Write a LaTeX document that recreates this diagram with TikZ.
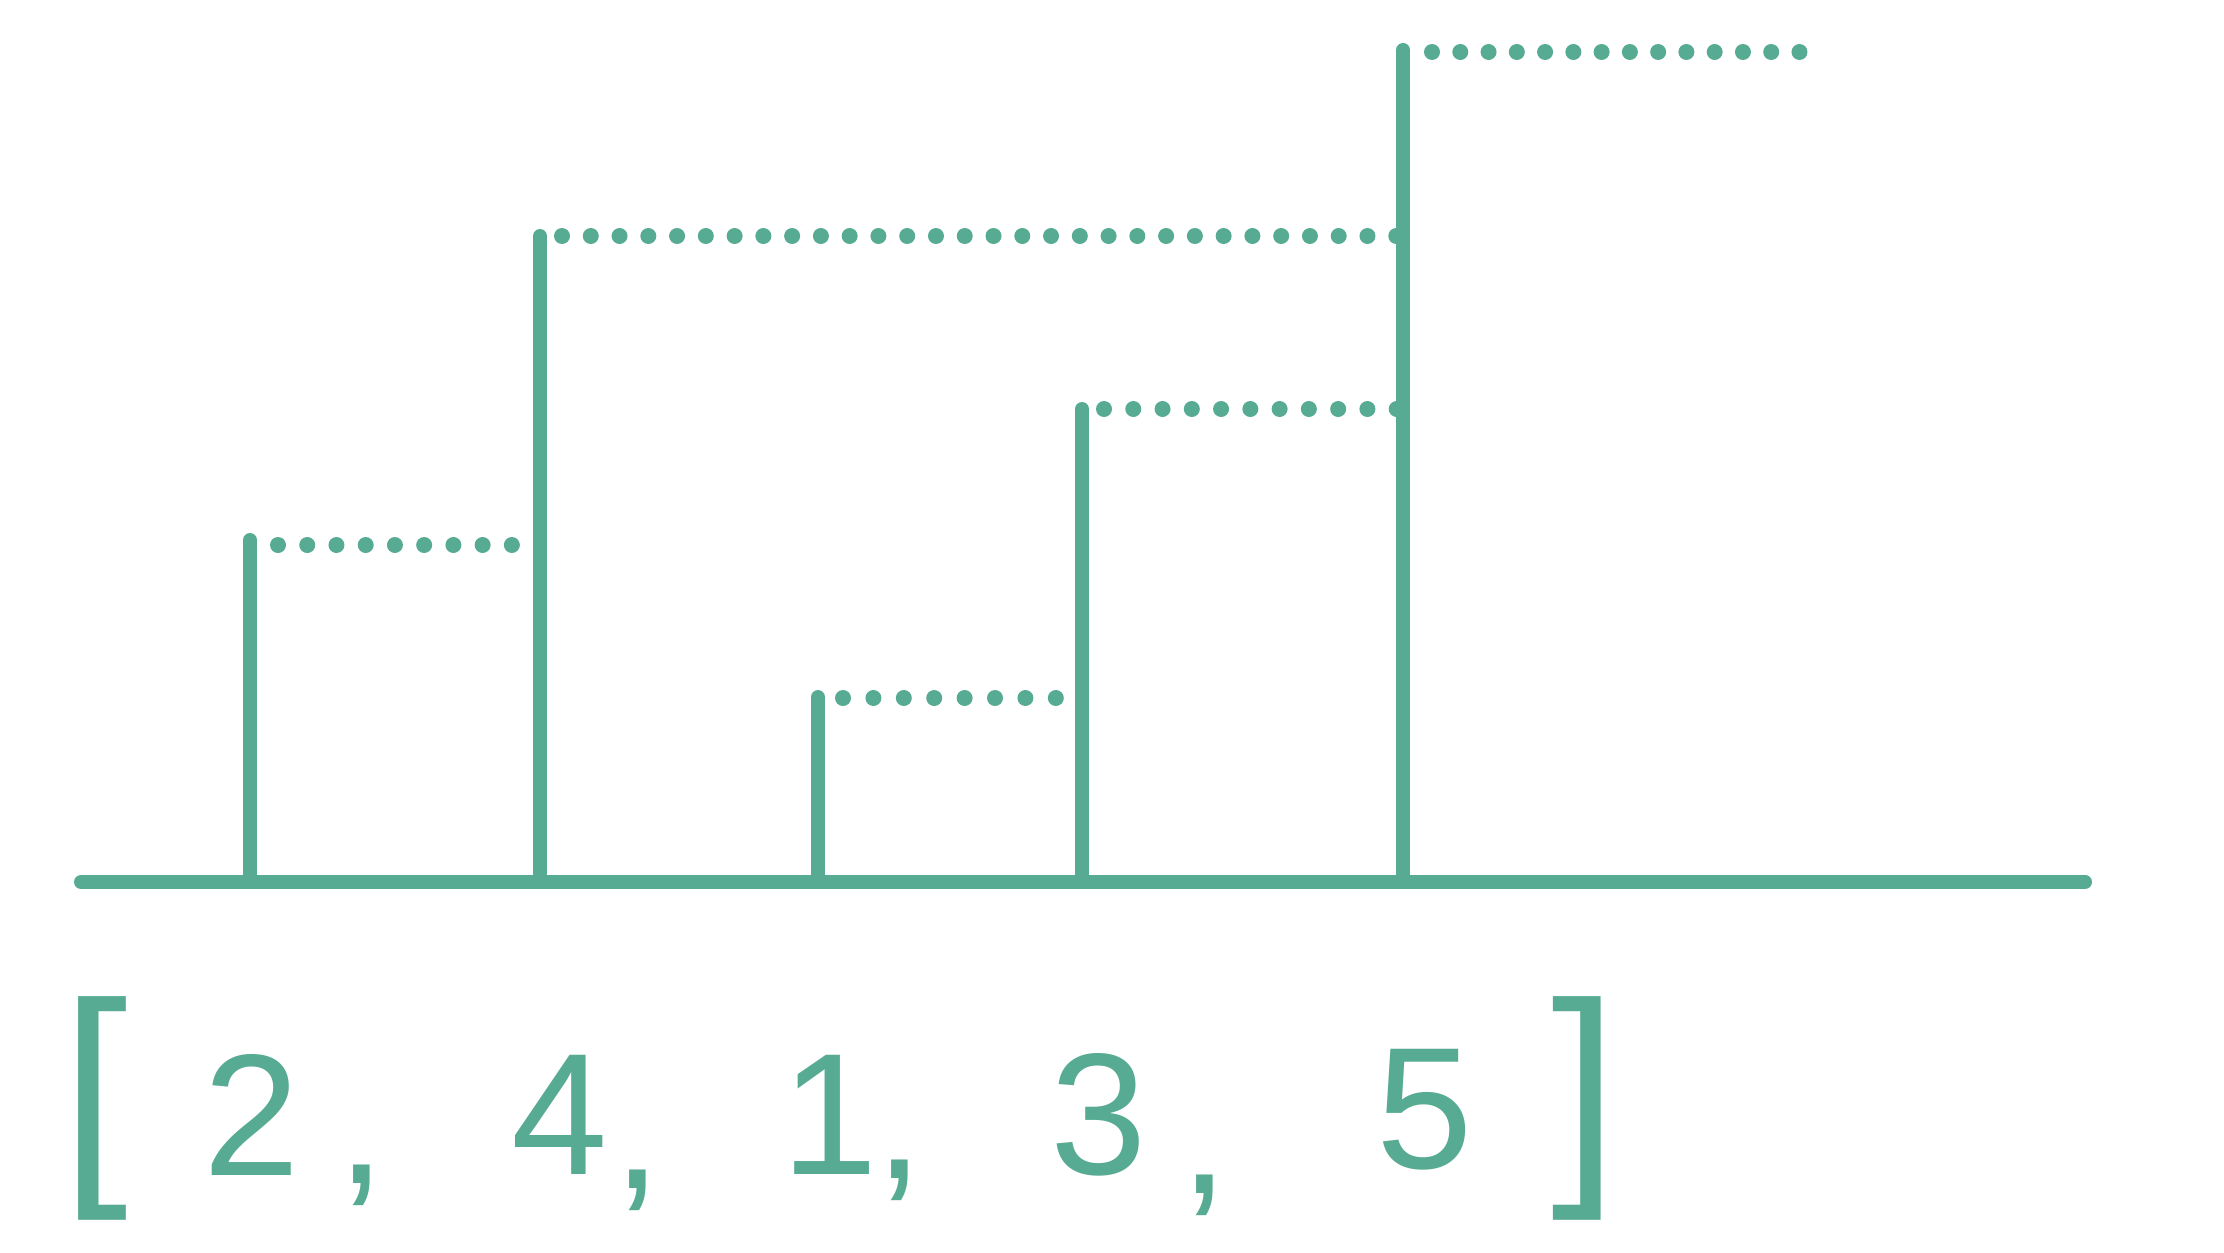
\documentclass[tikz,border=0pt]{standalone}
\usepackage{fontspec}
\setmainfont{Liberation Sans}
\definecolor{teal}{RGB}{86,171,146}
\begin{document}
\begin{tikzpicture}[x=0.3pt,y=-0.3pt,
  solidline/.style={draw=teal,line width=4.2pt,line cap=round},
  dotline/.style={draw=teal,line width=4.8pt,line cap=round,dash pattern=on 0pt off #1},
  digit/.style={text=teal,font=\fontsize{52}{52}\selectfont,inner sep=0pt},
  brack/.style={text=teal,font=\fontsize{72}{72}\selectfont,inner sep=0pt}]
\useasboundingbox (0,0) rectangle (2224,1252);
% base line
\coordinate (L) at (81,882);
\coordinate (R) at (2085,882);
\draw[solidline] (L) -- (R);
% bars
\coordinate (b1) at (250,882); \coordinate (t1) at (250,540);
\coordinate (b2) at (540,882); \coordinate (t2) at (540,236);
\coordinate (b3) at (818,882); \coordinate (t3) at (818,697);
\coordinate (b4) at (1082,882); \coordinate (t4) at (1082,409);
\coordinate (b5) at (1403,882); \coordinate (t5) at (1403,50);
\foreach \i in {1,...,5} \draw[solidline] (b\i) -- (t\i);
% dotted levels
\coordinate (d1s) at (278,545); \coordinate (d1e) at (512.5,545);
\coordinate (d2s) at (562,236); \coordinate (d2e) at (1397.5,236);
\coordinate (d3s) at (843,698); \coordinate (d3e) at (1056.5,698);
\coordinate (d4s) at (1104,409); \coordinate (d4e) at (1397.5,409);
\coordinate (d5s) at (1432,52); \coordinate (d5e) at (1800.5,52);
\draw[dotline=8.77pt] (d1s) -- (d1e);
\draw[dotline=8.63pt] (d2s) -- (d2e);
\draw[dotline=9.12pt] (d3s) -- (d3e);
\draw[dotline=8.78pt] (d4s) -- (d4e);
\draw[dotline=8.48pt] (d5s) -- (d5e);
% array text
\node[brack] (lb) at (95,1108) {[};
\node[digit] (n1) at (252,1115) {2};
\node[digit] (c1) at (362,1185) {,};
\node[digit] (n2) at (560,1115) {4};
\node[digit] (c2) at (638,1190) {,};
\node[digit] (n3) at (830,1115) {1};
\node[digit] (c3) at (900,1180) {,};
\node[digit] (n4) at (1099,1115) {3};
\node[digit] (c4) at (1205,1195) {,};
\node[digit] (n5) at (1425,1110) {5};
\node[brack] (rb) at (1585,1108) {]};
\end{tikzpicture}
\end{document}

┄┄┄┄┄┄

* WHAT NEEDS TO BE DONE: Reproduce the whole listing exactly, but not the images in it.

* RIGHT ANSWER:
Write a LaTeX document that recreates this diagram with TikZ.
\documentclass[tikz,border=0pt]{standalone}
\usepackage{fontspec}
\setmainfont{Liberation Sans}
\definecolor{teal}{RGB}{86,171,146}
\begin{document}
\begin{tikzpicture}[x=0.3pt,y=-0.3pt,
  solidline/.style={draw=teal,line width=4.2pt,line cap=round},
  dotline/.style={draw=teal,line width=4.8pt,line cap=round,dash pattern=on 0pt off #1},
  digit/.style={text=teal,font=\fontsize{52}{52}\selectfont,inner sep=0pt},
  brack/.style={text=teal,font=\fontsize{72}{72}\selectfont,inner sep=0pt}]
\useasboundingbox (0,0) rectangle (2224,1252);
% base line
\coordinate (L) at (81,882);
\coordinate (R) at (2085,882);
\draw[solidline] (L) -- (R);
% bars
\coordinate (b1) at (250,882); \coordinate (t1) at (250,540);
\coordinate (b2) at (540,882); \coordinate (t2) at (540,236);
\coordinate (b3) at (818,882); \coordinate (t3) at (818,697);
\coordinate (b4) at (1082,882); \coordinate (t4) at (1082,409);
\coordinate (b5) at (1403,882); \coordinate (t5) at (1403,50);
\foreach \i in {1,...,5} \draw[solidline] (b\i) -- (t\i);
% dotted levels
\coordinate (d1s) at (278,545); \coordinate (d1e) at (512.5,545);
\coordinate (d2s) at (562,236); \coordinate (d2e) at (1397.5,236);
\coordinate (d3s) at (843,698); \coordinate (d3e) at (1056.5,698);
\coordinate (d4s) at (1104,409); \coordinate (d4e) at (1397.5,409);
\coordinate (d5s) at (1432,52); \coordinate (d5e) at (1800.5,52);
\draw[dotline=8.77pt] (d1s) -- (d1e);
\draw[dotline=8.63pt] (d2s) -- (d2e);
\draw[dotline=9.12pt] (d3s) -- (d3e);
\draw[dotline=8.78pt] (d4s) -- (d4e);
\draw[dotline=8.48pt] (d5s) -- (d5e);
% array text
\node[brack] (lb) at (95,1108) {[};
\node[digit] (n1) at (252,1115) {2};
\node[digit] (c1) at (362,1185) {,};
\node[digit] (n2) at (560,1115) {4};
\node[digit] (c2) at (638,1190) {,};
\node[digit] (n3) at (830,1115) {1};
\node[digit] (c3) at (900,1180) {,};
\node[digit] (n4) at (1099,1115) {3};
\node[digit] (c4) at (1205,1195) {,};
\node[digit] (n5) at (1425,1110) {5};
\node[brack] (rb) at (1585,1108) {]};
\end{tikzpicture}
\end{document}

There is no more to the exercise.